Couvigny: Das Modell ist seit Langem und größtenteils erfolgreich etabliert, meiner Ansicht nach aber viel zu wenig verbreitet. Denn damit lassen sich Kosten senken und die Leistungen verbessern. Dies gilt für das gesamte Spektrum, also auch für interne Querschnittsaufgaben wie Lohn- oder Finanzbuchhaltung und nicht nur für typische Anwendungsbeispiele wie Wasserversorgung oder Abwasserentsorgung. Die kommunalen Rechenzentren oder Full-Service-Dienstleister könnten hier eine zentrale Rolle spielen: Sie sorgen in weiten Teilen bereits für eine standardisierte und vernetzte informationstechnische Basis. Eine solche Grundlage erleichtert die Kooperation.

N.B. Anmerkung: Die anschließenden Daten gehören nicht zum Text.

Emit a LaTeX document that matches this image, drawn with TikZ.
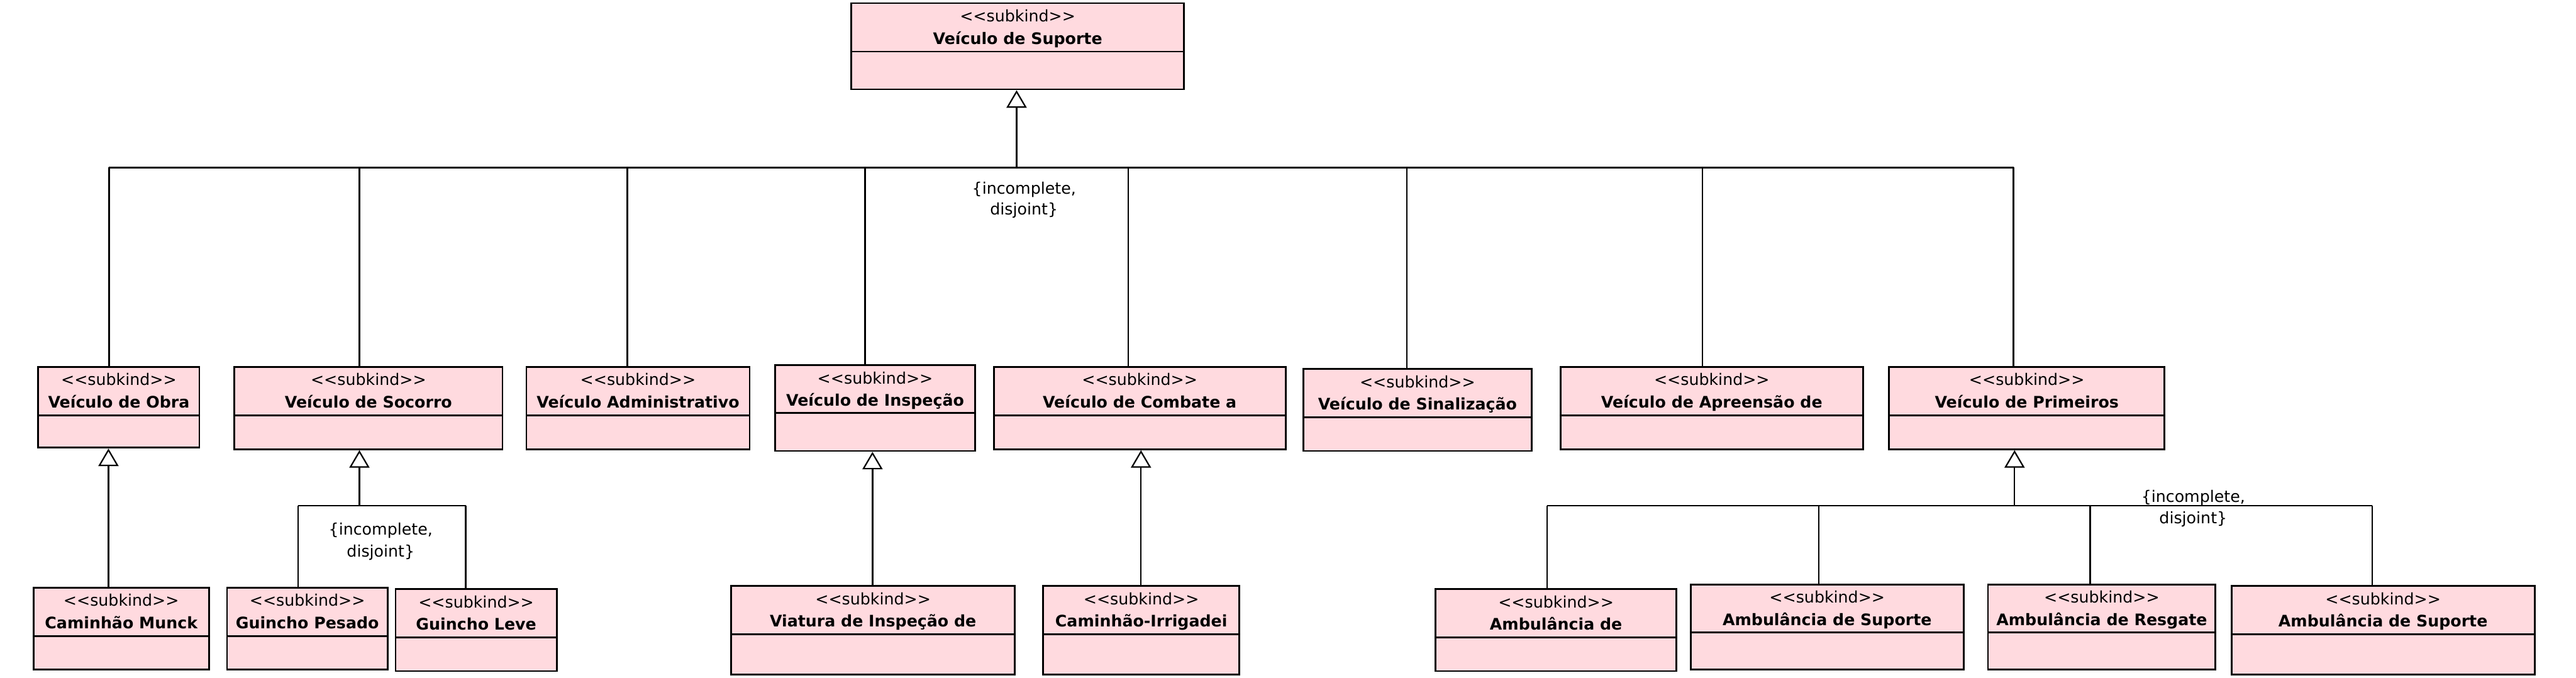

der gemeinderat: Der allgemein zu erkennende Digitalisierungsschub, wie er zum Beispiel in der Wirtschaft unter dem Stichwort „Industrie 4.0“ diskutiert wird, betrifft auch die Kommunen. Erwächst durch die wachsenden Anforderungen an Datenaustausch und -verfügbarkeit ein qualitativ neues Feld der IT-Beratung?
Couvigny: Vielleicht, das will ich aber nicht beurteilen. Ich kann nur sagen, dass ich damit nicht glücklich wäre. Die wachsenden Anforderungen an Datenaustausch und -verfügbarkeit sollten doch zu Softwarelösungen führen, die eine offene Architektur und leistungsfähige Kommunikationskomponenten haben. Die also den heutigen Anforderungen von Haus aus gerecht werden, sodass für IT-Beratung dieser Art keine Notwendigkeit besteht. Ich sehe eher Handlungsbedarf bei einigen Anbietern von kommunalen Fachverfahren, all diese Lösungen in einem ersten Schritt auf eine moderne technologische Plattform zu heben. Und in einem zweiten Schritt sich Gedanken zu machen, wie die Lösung so auszubauen ist, dass sie mit anderen Fachverfahren perfekt harmoniert und die komplette Prozesskette abdeckt.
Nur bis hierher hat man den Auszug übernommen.